© Lou Grenier

Chronique | Le Théâtre et la Peste d’Antonin Artaud

Complètement Artaud

 

300 ans après s’être propagée dans la cité phocéenne, le fantôme de la Peste fête sa disparition au milieu d’une épidémie mondiale d’un nouveau nom. Les éditions Parenthèses ont la bonne idée de (re)publier Le Théâtre et la Peste d’Antonin Artaud. Un texte enflammé on ne peut plus vivifiant, à mettre en perspective de notre actualité.

 

Lecteurs hypocondriaques, passez votre route, il ne s’agit pas d’un manuel sur la maladie. Artaud, éternel souffrant, ne vous donnera pas les clés de l’apaisement. Il nous pousse à ressentir au-delà de la peur du microbe.

Passionnés des guides de mise en scène, prenez la déviation, ce n’est pas non plus un prétexte à la théorisation d’une vision théâtrale fondée sur la maladie.

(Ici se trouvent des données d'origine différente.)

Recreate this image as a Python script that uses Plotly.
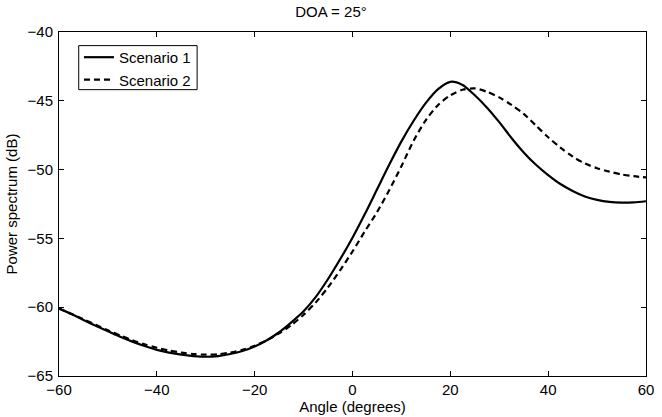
import plotly.graph_objects as go

# angle grid (degrees) and the two power spectra (dB)
angle = [-60, -57.5, -55, -52.5, -50, -47.5, -45, -42.5, -40, -37.5, -35, -32.5,
         -30, -27.5, -25, -22.5, -20, -17.5, -15, -12.5, -10, -7.5, -5, -2.5,
         0, 2.5, 5, 7.5, 10, 12.5, 15, 17.5, 20, 22.5, 25, 27.5, 30, 32.5,
         35, 37.5, 40, 42.5, 45, 47.5, 50, 52.5, 55, 57.5, 60]
scenario1 = [-60.1, -60.5, -60.93, -61.35, -61.75, -62.15, -62.5, -62.82, -63.1,
             -63.3, -63.45, -63.55, -63.6, -63.55, -63.4, -63.18, -62.85, -62.4,
             -61.82, -61.1, -60.3, -59.25, -57.95, -56.5, -54.95, -53.25, -51.45,
             -49.65, -47.95, -46.45, -45.15, -44.15, -43.62, -43.85, -44.6, -45.5,
             -46.55, -47.7, -48.75, -49.65, -50.4, -51.05, -51.55, -51.95, -52.2,
             -52.35, -52.4, -52.38, -52.3]
scenario2 = [-60.1, -60.48, -60.88, -61.28, -61.68, -62.05, -62.4, -62.7, -62.95,
             -63.15, -63.3, -63.4, -63.45, -63.42, -63.3, -63.1, -62.8, -62.4,
             -61.9, -61.3, -60.55, -59.65, -58.55, -57.3, -55.95, -54.5, -53.1,
             -51.5, -49.75, -47.9, -46.4, -45.3, -44.6, -44.2, -44.1, -44.35,
             -44.75, -45.3, -45.95, -46.8, -47.65, -48.4, -49.05, -49.55, -49.9,
             -50.15, -50.35, -50.48, -50.57]

x_ticks = [-60, -40, -20, 0, 20, 40, 60]
y_ticks = [-65, -60, -55, -50, -45, -40]

font = dict(family="Liberation Sans, Arial, sans-serif", size=15, color="black")

fig = go.Figure()
fig.add_trace(go.Scatter(x=angle, y=scenario1, mode="lines", name="Scenario 1",
                         line=dict(color="black", width=2.2, shape="spline", smoothing=0.8)))
fig.add_trace(go.Scatter(x=angle, y=scenario2, mode="lines", name="Scenario 2",
                         line=dict(color="black", width=2.2, dash="6px,4px",
                                   shape="spline", smoothing=0.8)))

axis_style = dict(showgrid=False, zeroline=False, showline=True, linecolor="black",
                  linewidth=1, mirror="ticks", ticks="inside", ticklen=5,
                  tickcolor="black", tickwidth=1, tickfont=font)

fig.update_xaxes(range=[-60, 60], tickvals=x_ticks, ticklabelstandoff=0,
                 title=dict(text="Angle (degrees)", font=font, standoff=0), **axis_style)
fig.update_yaxes(range=[-65, -40], tickvals=y_ticks, ticklabelstandoff=2,
                 title=dict(text="Power spectrum (dB)", font=font, standoff=6), **axis_style)

# matlab-style legend frame, tighter than plotly's own legend border
fig.add_shape(type="rect", xref="paper", yref="paper",
              x0=0.0336, x1=0.2353, y0=0.8324, y1=0.9604,
              line=dict(color="black", width=1), fillcolor="white", layer="above")

fig.update_layout(
    width=662, height=417,
    margin=dict(l=59, r=8, t=32, b=39),
    paper_bgcolor="white", plot_bgcolor="white",
    font=font,
    title=dict(text="DOA = 25°", x=0.5, xanchor="center", y=0.972, yanchor="middle",
               font=font),
    legend=dict(x=0.034, y=0.974, xanchor="left", yanchor="top",
                borderwidth=0, bgcolor="rgba(0,0,0,0)",
                font=font, itemwidth=30, tracegroupgap=0),
    showlegend=True,
)

# page body has an 8px default margin; drop it so the figure sits at the window corner
fig.write_html("out.html", config={"displayModeBar": False},
               post_script="document.body.style.margin='0';")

Au-delà de la scène, le théâtre s’empare de celui qui le vit. Artaud l’exalté nous incite à muer d’objet à sujet de notre existence.

La peste est LA maladie qui jusqu’ici symbolise la tragédie d’une pandémie dans notre histoire collective. Du fait de son taux de mortalité, d’une part, et de l’autre au travers du chaos social dont elle fut l’initiatrice.

Antonin Artaud interroge la puissance de ses conséquences sur nous autres, êtres humains :

« Le théâtre, comme la peste, est à l’image de ce carnage, de cette essentielle séparation. Il dénoue des conflits, il dégage des forces, il déclenche des possibilités, et si ces possibilités et ces forces sont noires, c’est la faute non pas de la peste ou du théâtre, mais de la vie. »

Le huis clos que nous subissons actuellement est bordé d’un horizon médical. Apprendre à trier entre ce qui en nous est injustement refusé par la société et ce qui se doit de l’être, voilà une des clés proposées par le poète.

Célébrer une qualité de vie, une sensation de liberté ou une foi en un avenir radieux est actuellement impossible. Fêter la possibilité de s’insurger au cœur d’une « nouvelle peste » en relisant Artaud est un espace de devenir à s’offrir — dans vos librairies indépendantes, il va sans dire.